The Port Alberni Labyrinth Society has built the city’s first labyrinth behind West Coast General Hospital.

The Port Alberni Labyrinth Society has created its first labyrinth

The Port Alberni Labyrinth Society has fulfilled its goal of building the city’s first labyrinth.

The labyrinth was built last week behind West Coast General Hospital , and the grass seeded around the paving stones will be ready in time for the grand opening on the summer solstice June 20. PALS spokesperson Ernie Sherman said the society hopes to put in a couple of benches and do some landscaping in the coming weeks.

Labyrinths are known in other cities to be a good draw, Sherman said.

“What we’re trying to do is showcase this one. It’s going to be the first,” he added.

Labyrinths are not new. Nanaimo has several and one was recently built at the Victoria General Hospital.

Labyrinths were created approximately 4,000 years ago and today are a cross-cultural health and wellness tool. A labyrinth is a unicursal pathway with one way in, a centre and the same path out.

Unlike mazes, which are designed to trick and stump people, labyrinths promote a sense of calm, insight, connection and healing.

This ancient archetypical symbol is re-emerging throughout the world in parks, hospitals, schools, churches, progressive businesses, health centres and backyards, says Sherman, as people search for meaning and purpose in their daily lives. “Each time you go around you can get a different feeling,” Sherman said. “It’s different for every person.”

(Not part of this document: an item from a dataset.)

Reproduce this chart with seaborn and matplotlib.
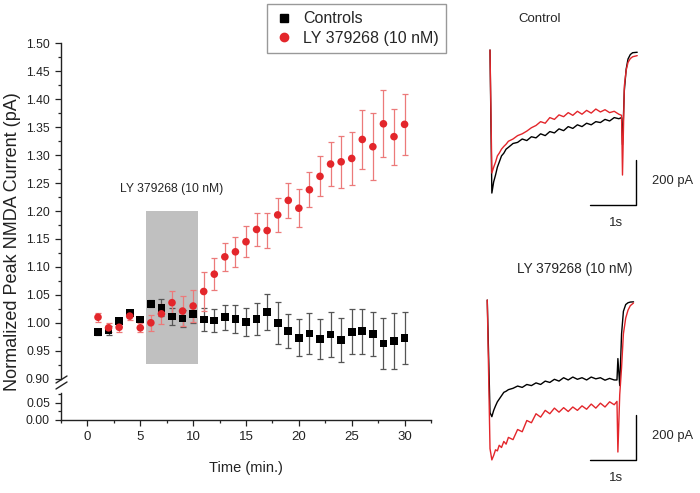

The society will lobby the hospital to create a pathway to get to the labyrinth, so people don’t have to walk across the grass. The labyrinth is flat against the ground so groundskeepers can run the lawnmower, and people in wheelchairs can use it too.

Although the work is done, the society still needs to raise nearly $15,000 to defray costs already incurred. Any money left over will go towards building more labyrinths, Sherman said. The society has a vision of developing Port Alberni into the “city of labyrinths”, much like Chemainus is known for its murals or the City of Ottawa is known for its lengthy canal skating rink and tulip festival each year.

“We need a gimmick,” Sherman said. “Why not choose an item that has been around for several thousand years?”